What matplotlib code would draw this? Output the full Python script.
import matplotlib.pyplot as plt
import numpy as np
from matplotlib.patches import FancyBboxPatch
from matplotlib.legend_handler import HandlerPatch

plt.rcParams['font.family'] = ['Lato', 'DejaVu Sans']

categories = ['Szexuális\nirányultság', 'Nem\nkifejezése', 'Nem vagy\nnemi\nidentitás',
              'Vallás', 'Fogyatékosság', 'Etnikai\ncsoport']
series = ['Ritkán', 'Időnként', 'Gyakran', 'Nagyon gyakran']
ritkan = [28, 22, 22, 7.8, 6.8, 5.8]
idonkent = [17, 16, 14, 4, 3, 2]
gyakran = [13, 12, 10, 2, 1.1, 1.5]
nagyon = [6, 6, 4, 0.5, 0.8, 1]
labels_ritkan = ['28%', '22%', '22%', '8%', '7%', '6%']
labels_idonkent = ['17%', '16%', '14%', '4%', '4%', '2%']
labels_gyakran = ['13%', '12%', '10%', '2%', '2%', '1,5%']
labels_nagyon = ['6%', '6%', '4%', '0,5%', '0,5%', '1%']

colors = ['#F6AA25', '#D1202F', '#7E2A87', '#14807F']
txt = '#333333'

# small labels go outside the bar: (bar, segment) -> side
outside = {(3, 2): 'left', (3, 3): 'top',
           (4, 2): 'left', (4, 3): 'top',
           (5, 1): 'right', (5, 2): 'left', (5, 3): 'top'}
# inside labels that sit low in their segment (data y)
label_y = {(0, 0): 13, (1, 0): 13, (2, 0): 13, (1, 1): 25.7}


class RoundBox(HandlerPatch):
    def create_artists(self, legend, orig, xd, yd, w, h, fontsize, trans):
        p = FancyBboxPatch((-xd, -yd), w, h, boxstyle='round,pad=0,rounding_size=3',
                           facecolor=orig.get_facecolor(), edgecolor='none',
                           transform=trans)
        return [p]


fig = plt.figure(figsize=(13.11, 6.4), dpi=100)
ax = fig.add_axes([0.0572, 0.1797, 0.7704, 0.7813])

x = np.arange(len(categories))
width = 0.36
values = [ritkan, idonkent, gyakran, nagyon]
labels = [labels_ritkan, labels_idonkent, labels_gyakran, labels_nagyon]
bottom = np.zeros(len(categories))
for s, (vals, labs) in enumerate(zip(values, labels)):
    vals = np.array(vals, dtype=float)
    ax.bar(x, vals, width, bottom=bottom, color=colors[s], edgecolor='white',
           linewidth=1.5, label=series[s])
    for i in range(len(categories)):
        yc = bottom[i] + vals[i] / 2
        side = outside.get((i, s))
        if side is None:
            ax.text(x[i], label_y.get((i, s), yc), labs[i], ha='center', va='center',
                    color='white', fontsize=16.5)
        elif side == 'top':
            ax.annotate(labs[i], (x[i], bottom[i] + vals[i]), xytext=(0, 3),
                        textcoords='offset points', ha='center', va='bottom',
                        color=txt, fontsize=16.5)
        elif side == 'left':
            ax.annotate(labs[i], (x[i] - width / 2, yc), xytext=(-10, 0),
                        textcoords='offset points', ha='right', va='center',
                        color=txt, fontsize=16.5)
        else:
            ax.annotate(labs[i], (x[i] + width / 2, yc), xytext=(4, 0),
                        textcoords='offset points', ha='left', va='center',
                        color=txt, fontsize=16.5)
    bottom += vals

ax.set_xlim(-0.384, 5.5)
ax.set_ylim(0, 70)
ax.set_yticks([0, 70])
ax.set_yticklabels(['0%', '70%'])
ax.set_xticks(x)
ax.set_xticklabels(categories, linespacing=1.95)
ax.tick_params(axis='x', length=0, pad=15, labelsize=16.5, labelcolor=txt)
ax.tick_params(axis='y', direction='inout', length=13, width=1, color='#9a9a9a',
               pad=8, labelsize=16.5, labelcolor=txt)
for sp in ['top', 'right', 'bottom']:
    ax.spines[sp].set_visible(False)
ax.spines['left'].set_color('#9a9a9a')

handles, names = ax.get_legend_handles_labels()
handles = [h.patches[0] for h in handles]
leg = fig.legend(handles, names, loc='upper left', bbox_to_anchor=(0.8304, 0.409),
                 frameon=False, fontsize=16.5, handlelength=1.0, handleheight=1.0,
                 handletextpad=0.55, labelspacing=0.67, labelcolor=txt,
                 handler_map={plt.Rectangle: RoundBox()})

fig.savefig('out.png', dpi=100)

────────────────────

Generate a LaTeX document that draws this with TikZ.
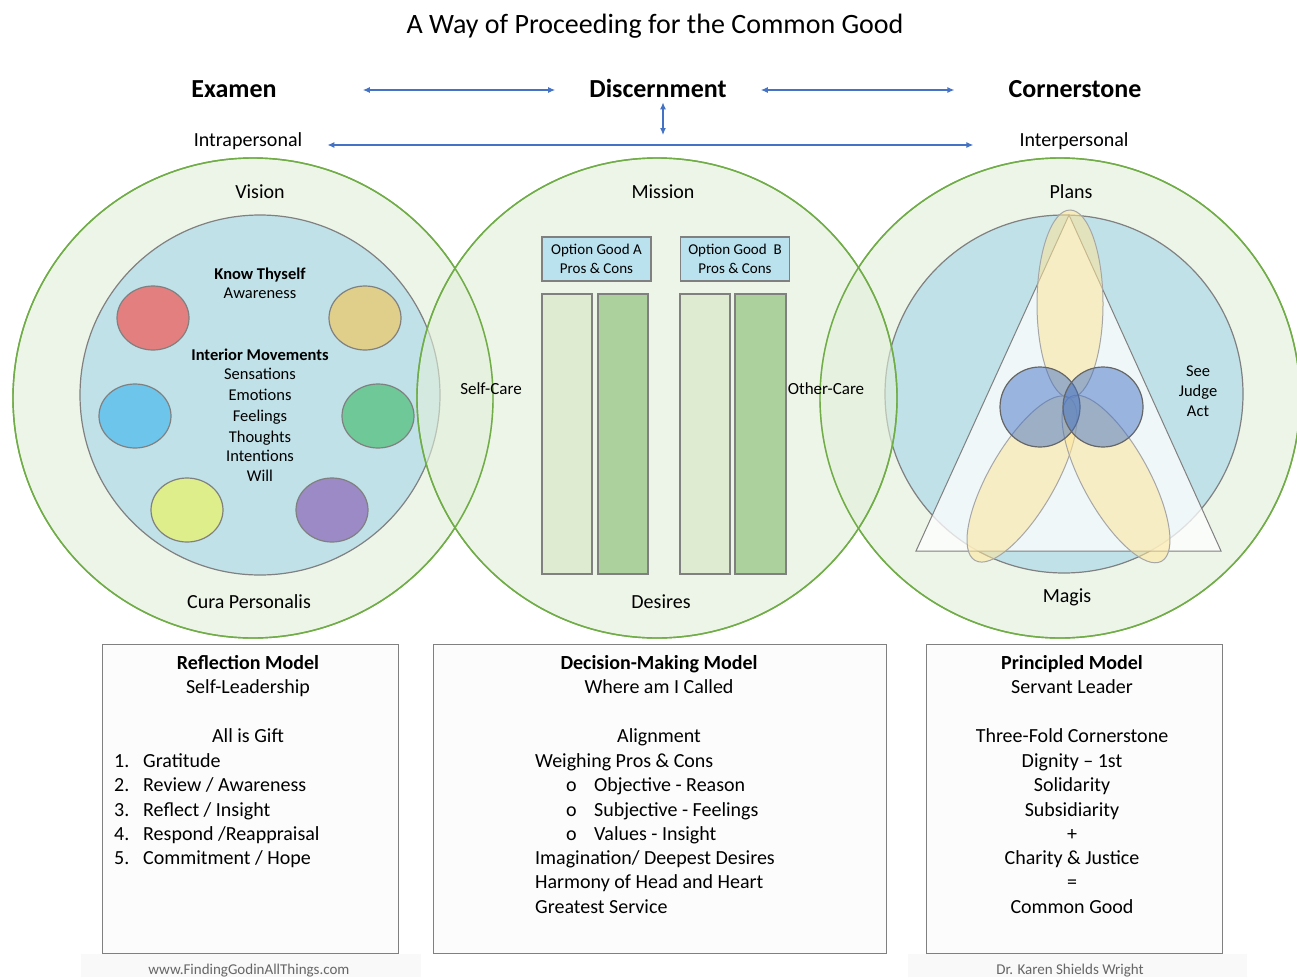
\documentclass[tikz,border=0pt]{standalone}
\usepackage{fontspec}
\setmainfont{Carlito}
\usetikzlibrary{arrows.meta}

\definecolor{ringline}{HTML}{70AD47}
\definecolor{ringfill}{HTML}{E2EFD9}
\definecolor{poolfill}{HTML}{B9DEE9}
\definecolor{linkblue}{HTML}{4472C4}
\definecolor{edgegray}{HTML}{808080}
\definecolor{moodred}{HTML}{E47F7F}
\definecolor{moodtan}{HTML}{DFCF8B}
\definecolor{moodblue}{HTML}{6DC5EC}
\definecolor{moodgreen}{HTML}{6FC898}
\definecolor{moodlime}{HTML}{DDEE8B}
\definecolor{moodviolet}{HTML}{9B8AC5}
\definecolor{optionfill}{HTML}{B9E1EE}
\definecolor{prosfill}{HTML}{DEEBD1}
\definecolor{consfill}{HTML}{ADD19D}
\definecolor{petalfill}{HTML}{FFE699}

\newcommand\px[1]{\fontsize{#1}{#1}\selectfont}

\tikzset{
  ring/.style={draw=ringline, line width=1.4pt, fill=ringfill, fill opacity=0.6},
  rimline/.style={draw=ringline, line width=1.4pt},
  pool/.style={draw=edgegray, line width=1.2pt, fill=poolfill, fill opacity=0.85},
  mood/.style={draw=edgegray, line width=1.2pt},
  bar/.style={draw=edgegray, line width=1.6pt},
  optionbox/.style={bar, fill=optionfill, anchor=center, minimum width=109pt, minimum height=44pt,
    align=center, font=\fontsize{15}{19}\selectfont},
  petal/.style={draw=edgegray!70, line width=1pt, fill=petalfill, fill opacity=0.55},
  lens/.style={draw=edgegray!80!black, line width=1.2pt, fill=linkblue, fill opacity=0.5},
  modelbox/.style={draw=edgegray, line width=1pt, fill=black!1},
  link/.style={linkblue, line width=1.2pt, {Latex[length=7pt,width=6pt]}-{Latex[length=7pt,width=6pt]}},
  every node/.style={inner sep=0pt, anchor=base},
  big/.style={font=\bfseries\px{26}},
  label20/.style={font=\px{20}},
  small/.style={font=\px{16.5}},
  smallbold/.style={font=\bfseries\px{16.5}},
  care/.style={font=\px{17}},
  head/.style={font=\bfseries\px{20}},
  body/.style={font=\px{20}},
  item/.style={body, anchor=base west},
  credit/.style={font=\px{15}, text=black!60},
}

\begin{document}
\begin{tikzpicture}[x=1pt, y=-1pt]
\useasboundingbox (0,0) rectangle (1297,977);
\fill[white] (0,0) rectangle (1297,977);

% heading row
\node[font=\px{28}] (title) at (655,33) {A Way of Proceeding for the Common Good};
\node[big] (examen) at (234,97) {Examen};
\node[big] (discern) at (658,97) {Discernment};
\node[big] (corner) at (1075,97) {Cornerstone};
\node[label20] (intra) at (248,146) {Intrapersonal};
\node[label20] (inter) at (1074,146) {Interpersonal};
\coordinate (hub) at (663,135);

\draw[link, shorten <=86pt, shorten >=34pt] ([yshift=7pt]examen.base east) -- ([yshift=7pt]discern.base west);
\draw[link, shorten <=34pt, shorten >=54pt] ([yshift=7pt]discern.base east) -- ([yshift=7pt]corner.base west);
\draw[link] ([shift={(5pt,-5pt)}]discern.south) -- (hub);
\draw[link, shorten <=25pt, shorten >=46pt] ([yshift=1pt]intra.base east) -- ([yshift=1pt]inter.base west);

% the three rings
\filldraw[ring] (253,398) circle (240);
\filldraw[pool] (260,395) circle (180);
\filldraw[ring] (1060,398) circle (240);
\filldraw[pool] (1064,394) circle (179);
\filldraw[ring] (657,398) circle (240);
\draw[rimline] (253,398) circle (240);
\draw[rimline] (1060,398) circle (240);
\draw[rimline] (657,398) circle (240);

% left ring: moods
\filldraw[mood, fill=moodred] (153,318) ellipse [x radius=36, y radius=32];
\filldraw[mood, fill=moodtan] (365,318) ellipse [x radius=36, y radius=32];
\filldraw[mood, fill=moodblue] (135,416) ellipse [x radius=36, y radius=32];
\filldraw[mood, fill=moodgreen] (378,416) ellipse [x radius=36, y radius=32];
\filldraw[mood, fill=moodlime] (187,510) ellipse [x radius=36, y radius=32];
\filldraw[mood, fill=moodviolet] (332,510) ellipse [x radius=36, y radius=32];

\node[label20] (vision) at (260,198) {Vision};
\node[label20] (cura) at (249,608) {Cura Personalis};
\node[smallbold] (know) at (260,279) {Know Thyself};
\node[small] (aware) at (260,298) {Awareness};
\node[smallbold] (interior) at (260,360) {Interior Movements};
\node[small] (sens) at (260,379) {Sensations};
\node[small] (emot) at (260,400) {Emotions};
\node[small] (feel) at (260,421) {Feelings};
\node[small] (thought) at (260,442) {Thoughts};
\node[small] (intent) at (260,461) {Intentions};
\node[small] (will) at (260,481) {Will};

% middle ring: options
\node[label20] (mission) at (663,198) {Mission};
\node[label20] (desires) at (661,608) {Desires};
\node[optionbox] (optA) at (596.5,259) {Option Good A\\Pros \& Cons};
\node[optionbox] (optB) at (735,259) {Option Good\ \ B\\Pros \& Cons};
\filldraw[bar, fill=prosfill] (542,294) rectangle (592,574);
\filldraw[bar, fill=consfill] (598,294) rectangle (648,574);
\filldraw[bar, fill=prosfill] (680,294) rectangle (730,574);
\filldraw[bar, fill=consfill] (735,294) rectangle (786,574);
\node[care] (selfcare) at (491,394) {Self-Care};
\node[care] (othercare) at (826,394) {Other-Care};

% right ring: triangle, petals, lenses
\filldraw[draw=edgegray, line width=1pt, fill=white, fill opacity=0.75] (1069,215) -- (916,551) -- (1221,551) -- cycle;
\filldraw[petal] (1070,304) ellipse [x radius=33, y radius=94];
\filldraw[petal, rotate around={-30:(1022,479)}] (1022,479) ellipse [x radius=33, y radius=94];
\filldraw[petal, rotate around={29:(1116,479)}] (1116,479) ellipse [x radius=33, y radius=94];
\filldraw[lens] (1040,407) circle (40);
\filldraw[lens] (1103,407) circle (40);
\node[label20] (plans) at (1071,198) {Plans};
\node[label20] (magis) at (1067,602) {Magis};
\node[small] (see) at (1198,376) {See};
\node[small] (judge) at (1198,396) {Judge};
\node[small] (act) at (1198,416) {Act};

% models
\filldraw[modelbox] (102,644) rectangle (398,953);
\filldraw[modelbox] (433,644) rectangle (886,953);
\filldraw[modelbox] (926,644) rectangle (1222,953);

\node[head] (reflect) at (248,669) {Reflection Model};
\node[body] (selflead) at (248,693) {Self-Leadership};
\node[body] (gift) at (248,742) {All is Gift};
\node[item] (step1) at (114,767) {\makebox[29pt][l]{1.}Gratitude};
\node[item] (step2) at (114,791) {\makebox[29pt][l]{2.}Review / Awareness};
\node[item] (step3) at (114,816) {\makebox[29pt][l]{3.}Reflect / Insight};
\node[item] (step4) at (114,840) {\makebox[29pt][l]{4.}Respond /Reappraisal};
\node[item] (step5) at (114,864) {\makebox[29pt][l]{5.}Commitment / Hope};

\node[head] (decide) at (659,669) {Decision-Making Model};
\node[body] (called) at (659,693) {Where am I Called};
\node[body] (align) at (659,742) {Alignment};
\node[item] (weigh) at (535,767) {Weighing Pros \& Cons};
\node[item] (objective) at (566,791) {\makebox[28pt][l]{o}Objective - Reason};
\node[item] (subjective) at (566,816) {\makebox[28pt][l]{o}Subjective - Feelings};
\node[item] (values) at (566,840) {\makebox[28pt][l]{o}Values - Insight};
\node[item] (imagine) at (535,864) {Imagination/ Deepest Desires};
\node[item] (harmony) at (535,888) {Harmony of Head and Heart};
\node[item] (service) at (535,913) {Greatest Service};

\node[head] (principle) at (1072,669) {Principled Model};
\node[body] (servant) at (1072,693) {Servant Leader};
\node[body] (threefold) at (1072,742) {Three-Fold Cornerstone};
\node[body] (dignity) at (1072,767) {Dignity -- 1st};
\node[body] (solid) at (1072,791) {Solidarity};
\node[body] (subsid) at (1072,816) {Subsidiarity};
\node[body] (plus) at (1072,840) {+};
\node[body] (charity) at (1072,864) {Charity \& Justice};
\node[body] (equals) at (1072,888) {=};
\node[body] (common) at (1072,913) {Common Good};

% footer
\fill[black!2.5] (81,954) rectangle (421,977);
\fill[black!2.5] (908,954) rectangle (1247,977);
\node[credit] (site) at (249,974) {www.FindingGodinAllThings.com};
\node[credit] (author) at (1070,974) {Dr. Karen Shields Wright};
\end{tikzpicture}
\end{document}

────────────────────

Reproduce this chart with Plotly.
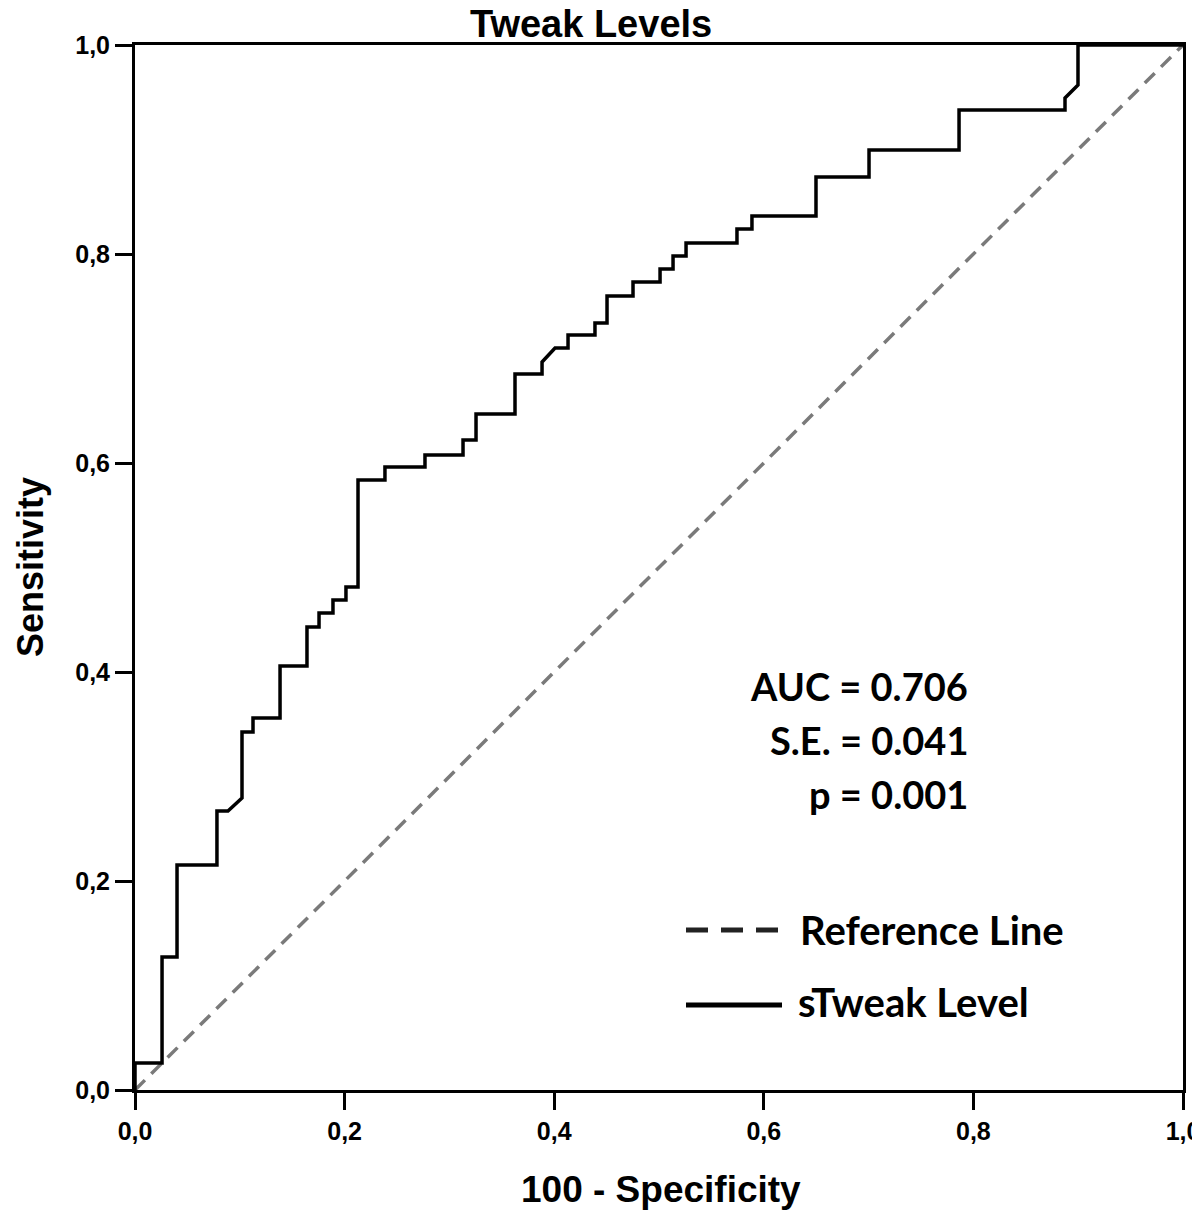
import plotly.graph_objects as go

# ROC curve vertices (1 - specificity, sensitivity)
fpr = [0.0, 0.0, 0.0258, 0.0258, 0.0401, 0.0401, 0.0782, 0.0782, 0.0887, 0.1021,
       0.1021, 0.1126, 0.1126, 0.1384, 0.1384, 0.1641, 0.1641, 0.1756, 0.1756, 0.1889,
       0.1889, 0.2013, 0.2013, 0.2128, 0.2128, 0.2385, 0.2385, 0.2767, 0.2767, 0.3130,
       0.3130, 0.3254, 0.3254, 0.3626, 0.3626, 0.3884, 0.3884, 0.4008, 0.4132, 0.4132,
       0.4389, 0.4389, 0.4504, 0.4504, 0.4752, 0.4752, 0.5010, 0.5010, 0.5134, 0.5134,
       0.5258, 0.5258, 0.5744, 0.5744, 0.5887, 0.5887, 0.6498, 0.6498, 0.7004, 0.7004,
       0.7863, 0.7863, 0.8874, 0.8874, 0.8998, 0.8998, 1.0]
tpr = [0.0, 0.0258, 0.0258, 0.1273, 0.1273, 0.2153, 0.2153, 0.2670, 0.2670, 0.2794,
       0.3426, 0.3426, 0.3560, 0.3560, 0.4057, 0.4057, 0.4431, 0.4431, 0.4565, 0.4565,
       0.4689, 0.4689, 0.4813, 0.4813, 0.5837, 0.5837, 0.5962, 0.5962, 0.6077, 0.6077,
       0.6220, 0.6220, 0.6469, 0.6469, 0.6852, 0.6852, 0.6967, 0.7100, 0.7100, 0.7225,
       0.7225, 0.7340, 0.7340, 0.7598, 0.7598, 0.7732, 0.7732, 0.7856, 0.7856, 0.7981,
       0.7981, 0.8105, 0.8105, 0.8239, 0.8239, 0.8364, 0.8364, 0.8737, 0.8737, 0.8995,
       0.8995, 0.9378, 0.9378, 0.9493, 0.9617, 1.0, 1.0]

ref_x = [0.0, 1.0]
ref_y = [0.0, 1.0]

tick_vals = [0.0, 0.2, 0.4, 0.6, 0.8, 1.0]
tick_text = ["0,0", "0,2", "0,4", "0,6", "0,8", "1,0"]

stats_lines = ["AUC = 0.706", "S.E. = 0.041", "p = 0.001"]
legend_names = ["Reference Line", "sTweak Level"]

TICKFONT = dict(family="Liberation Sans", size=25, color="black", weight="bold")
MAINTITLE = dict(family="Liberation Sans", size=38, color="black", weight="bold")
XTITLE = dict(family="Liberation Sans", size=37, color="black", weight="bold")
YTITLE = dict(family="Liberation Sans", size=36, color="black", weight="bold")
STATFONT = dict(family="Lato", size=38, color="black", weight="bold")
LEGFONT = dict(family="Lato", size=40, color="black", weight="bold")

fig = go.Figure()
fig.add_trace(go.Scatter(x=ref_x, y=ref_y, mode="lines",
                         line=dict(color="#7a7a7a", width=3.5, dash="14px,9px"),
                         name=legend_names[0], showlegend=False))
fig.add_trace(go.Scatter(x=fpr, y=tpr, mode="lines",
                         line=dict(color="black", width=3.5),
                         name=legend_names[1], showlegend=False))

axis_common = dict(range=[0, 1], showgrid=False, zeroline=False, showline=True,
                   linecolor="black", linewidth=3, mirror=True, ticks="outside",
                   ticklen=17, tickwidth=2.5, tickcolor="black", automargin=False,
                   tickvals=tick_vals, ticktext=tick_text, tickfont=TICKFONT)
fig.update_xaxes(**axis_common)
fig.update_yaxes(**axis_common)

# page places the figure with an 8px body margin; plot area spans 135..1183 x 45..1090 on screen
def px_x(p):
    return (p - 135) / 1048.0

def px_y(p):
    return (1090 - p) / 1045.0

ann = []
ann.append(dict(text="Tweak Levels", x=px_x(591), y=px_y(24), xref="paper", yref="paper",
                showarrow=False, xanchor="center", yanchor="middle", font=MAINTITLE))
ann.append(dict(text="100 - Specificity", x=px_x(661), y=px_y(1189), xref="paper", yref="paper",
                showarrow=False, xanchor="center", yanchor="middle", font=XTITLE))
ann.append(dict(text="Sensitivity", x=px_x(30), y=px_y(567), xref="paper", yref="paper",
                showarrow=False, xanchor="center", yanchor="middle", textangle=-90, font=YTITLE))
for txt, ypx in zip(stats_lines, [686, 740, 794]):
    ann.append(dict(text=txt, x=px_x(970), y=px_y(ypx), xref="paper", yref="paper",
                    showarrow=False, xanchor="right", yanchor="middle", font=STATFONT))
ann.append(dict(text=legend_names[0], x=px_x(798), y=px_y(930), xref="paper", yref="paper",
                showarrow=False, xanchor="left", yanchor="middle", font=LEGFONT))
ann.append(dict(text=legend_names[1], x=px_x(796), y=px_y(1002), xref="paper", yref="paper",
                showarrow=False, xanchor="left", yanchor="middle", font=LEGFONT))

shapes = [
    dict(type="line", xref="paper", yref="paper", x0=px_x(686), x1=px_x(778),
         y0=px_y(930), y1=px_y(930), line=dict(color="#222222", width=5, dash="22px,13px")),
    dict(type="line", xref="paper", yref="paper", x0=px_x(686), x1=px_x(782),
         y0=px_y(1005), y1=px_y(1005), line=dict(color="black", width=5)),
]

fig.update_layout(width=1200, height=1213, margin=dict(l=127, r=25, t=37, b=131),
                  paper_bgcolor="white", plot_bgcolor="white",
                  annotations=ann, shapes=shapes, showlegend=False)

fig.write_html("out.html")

────────────────────

• Problem statement: Pictures are not part of the copy. Write out only the lines from the one containing "Reproduce this chart with Plotly." through the one containing "import plotly.graph_objects as go", exactly as they stand, both included.

• Output of the task:
Reproduce this chart with Plotly.
import plotly.graph_objects as go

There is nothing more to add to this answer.